SAP is blocking rivals from creating products that compete with its own data warehousing product, say some industry analysts.
The analysts say SAP has failed to simplify an extremely complex application program interface (API) within its flagship R/3 enterprise resource planning software.
The interface makes it very difficult for rival companies to write data warehouse products that can extract data from R/3. Even if other vendors can overcome the difficulty, SAP will often refuse to certify or approve their software for use with R/3.
Other parts of the API for R/3 have been simplified in the last three years. SAP has also developed an API which allows data from rival ERP systems to be exported to SAP's data warehouse software Business Information Warehouse (BW).
By refusing to open the whole of its platform, SAP is effectively locking R/3 users into a SAP environment, according to Mike Thompson, research manager at analyst company Butler Group.
"It's obvious why SAP is doing this. It's because it wants people to use its own tools and lock users into SAP," he said.
R/3 users are being affected by the strategy: "SAP's approach leads to less choice and higher implementation costs for users," said Thompson. "Any company that tries to lock users into systems isn't really addressing the requirements of modern business."
Mike Norman, principal analyst at researcher Makespan, agreed that SAP's actions are not helping users.
"What users want is not necessarily what SAP wants to do. It's clear that creating an open API is not high on SAP's list of development priorities," he said.

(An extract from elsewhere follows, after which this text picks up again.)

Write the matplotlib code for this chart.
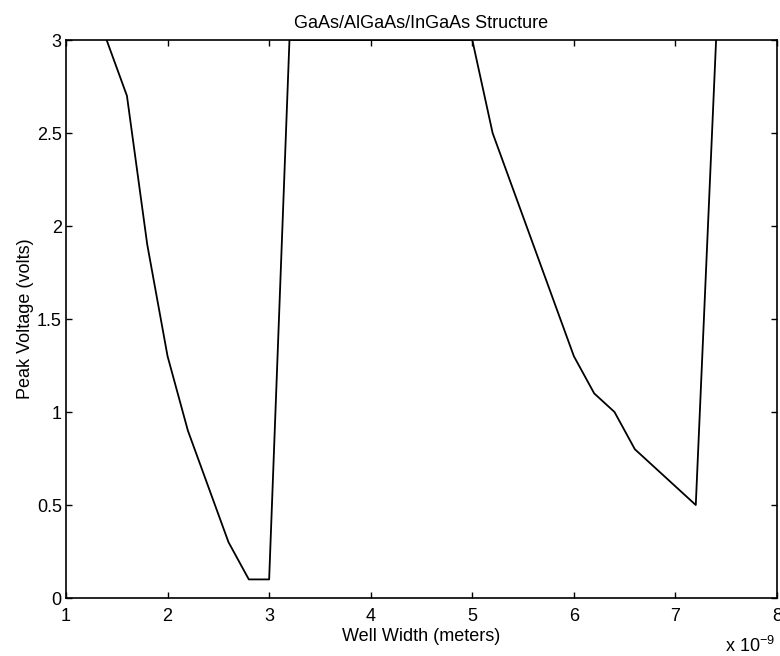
import matplotlib
matplotlib.use('Agg')
import matplotlib.pyplot as plt
from matplotlib.ticker import FormatStrFormatter

plt.rcParams['font.family'] = ['Liberation Sans', 'DejaVu Sans']

# well width (x 1e-9 m) and peak voltage (V), values above 3 are clipped by the axes
width = [1.4, 1.6, 1.8, 2.0, 2.2, 2.4, 2.6, 2.8, 3.0, 3.2, 3.4, 3.6, 3.8, 4.0,
         4.2, 4.4, 4.6, 4.8, 5.0, 5.2, 5.4, 5.6, 5.8, 6.0, 6.2, 6.4, 6.6, 6.8,
         7.0, 7.2, 7.4]
voltage = [3.0, 2.7, 1.9, 1.3, 0.9, 0.6, 0.3, 0.1, 0.1, 3.0, 3.0, 3.0, 3.0, 3.0,
           3.0, 3.0, 3.0, 3.0, 3.0, 2.5, 2.2, 1.9, 1.6, 1.3, 1.1, 1.0, 0.8, 0.7,
           0.6, 0.5, 3.0]

fs = 13
fig = plt.figure(figsize=(7.8, 6.56), dpi=100)
ax = fig.add_axes([0.0846, 0.0884, 0.9116, 0.8506])
ax.plot(width, voltage, color='black', lw=1.3)
ax.set_xlim(1, 8)
ax.set_ylim(0, 3)
ax.set_xticks(range(1, 9))
ax.set_yticks([0, 0.5, 1, 1.5, 2, 2.5, 3])
ax.yaxis.set_major_formatter(FormatStrFormatter('%g'))
ax.tick_params(direction='in', length=4, width=1, top=True, right=True, labelsize=fs)
ax.tick_params(axis='x', pad=7)
ax.tick_params(axis='y', pad=3)
for s in ax.spines.values():
    s.set_linewidth(1.2)
ax.set_title('GaAs/AlGaAs/InGaAs Structure', fontsize=fs, pad=9)
ax.set_xlabel('Well Width (meters)', fontsize=fs, labelpad=2)
ax.set_ylabel('Peak Voltage (volts)', fontsize=fs, labelpad=2)
fig.text(0.994, 0.006, r'x 10$^{\mathregular{-9}}$', ha='right', va='baseline', fontsize=fs)

plt.savefig('out.png')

Other analysts have also criticised SAP over its data warehousing interfaces. Nigel Pendse, author of the Olap Report, recommended that users stay clear of BW.
"No doubt SAP will have some sales success with BW, particularly by selling into large accounts. But I don't think that too many of those will be viewed as successes by the users," he said.
Nigel Ford, product marketing manager for complementary software at SAP, said: "SAP hasn't deliberately locked users out. But for obvious reasons we want to make it easier for people to use BW."